In written testimony before the House Judiciary Committee in 2010, Casson, who resigned as co-chairman of the NFL’s committee on brain injuries in 2009, accused the media of distorting his position but added: “There is not enough valid, reliable or objective scientific evidence at present to determine whether or not repeat head impacts in professional football result in long term brain damage.” Casson’s name is splashed throughout the lawsuits.

“I really hate deceit,” said Bass, who provides high-end loans for entrepreneurs. “These things would not have materialized if the owners, the NFL had treated players with just a little bit of respect, had given us just a little dignity as we move from playing football into a normal, regular life which after playing football, is never going to be normal or regular.”

Bass remembers being taught to aim his forehead at what he wanted to hit. Repeated hits can damage the brain’s frontal lobe, according to Benson, causing depression, anxiety, impulsivity and easy anger. But subconcussive hits that don’t result in a clinical concussion, such as the routine banging of an offensive lineman’s head into a defender’s chest, can be more dangerous over the long term, Benson said.

Eight surgeries? Part of the game to Bass. But the suicides, the NFL’s response, the creeping uncertainty about a concussion-clouded future bothers him.

“We were not educated as to the ramifications of how things would be 20, 30 years later,” Bass said. “None of us really want to hurt the NFL. But they’ve kind of turned their backs on us.”
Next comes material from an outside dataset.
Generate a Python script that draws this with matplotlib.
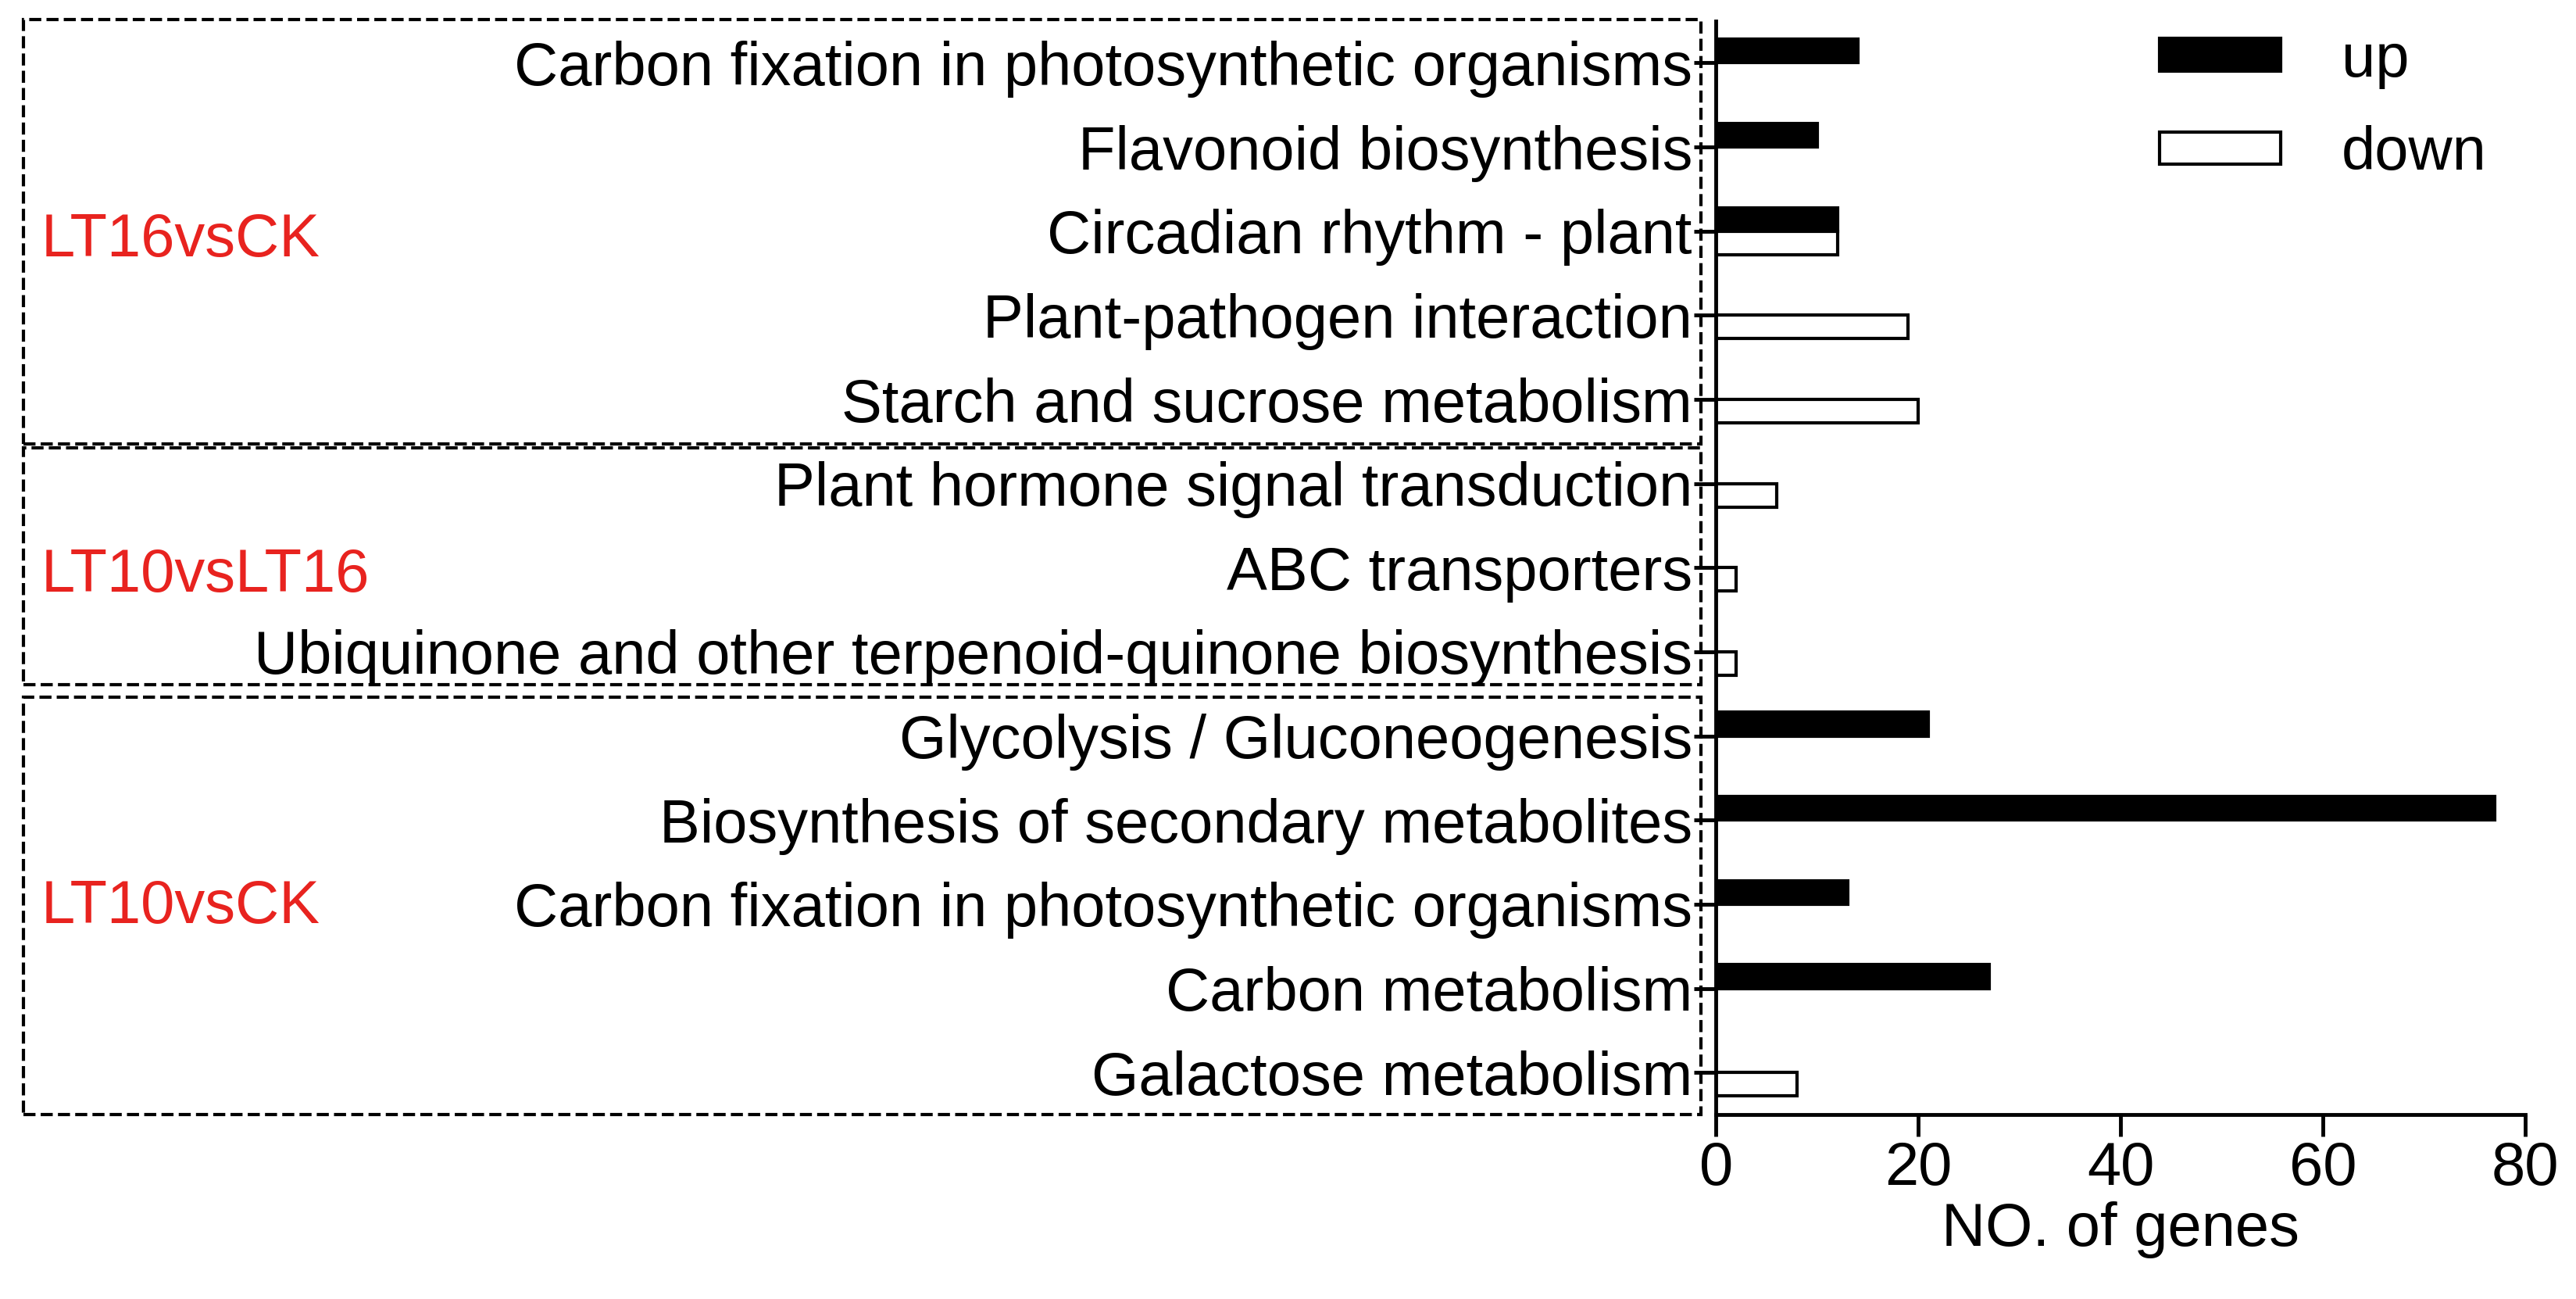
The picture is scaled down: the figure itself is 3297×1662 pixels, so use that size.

’You knew you had to play’

Back when Len Hauss wore No. 56, long-term consequences of blows to his head didn’t matter. Keeping his job did. He figured a handful of his backups over 14 seasons were better than him. If they couldn’t play, no one would know and he would keep his spot. So, he rarely missed a down.

“If you got hurt, you did your dead level best not to let anybody know that,” Hauss said. “You didn’t let the trainers know and you certainly didn’t let the coaches know because you wanted to be on the club. … You couldn’t afford to let somebody else get your job.”

Financial help isn’t what Hauss wants from the lawsuits. Medical evaluation and attention, improving the quality of life for ex-players suffering residual effects matters more. The master complaint filed earlier this month in Pennsylvania requests NFL-funded monitoring and treatment for plaintiffs. An NFL filing in response to a concussion case filed in U.S. District Court in New Jersey estimated a baseline evaluation would cost $6,200 to $8,600 per person.

Hauss never had a conversation with a Redskins trainer about whether he should play after a hit left him “goofy” or “acting kind of funny.” He didn’t leave. Was that the right decision?

“You knew you had to play,” Hauss said. “We’ll worry about the concussion later.”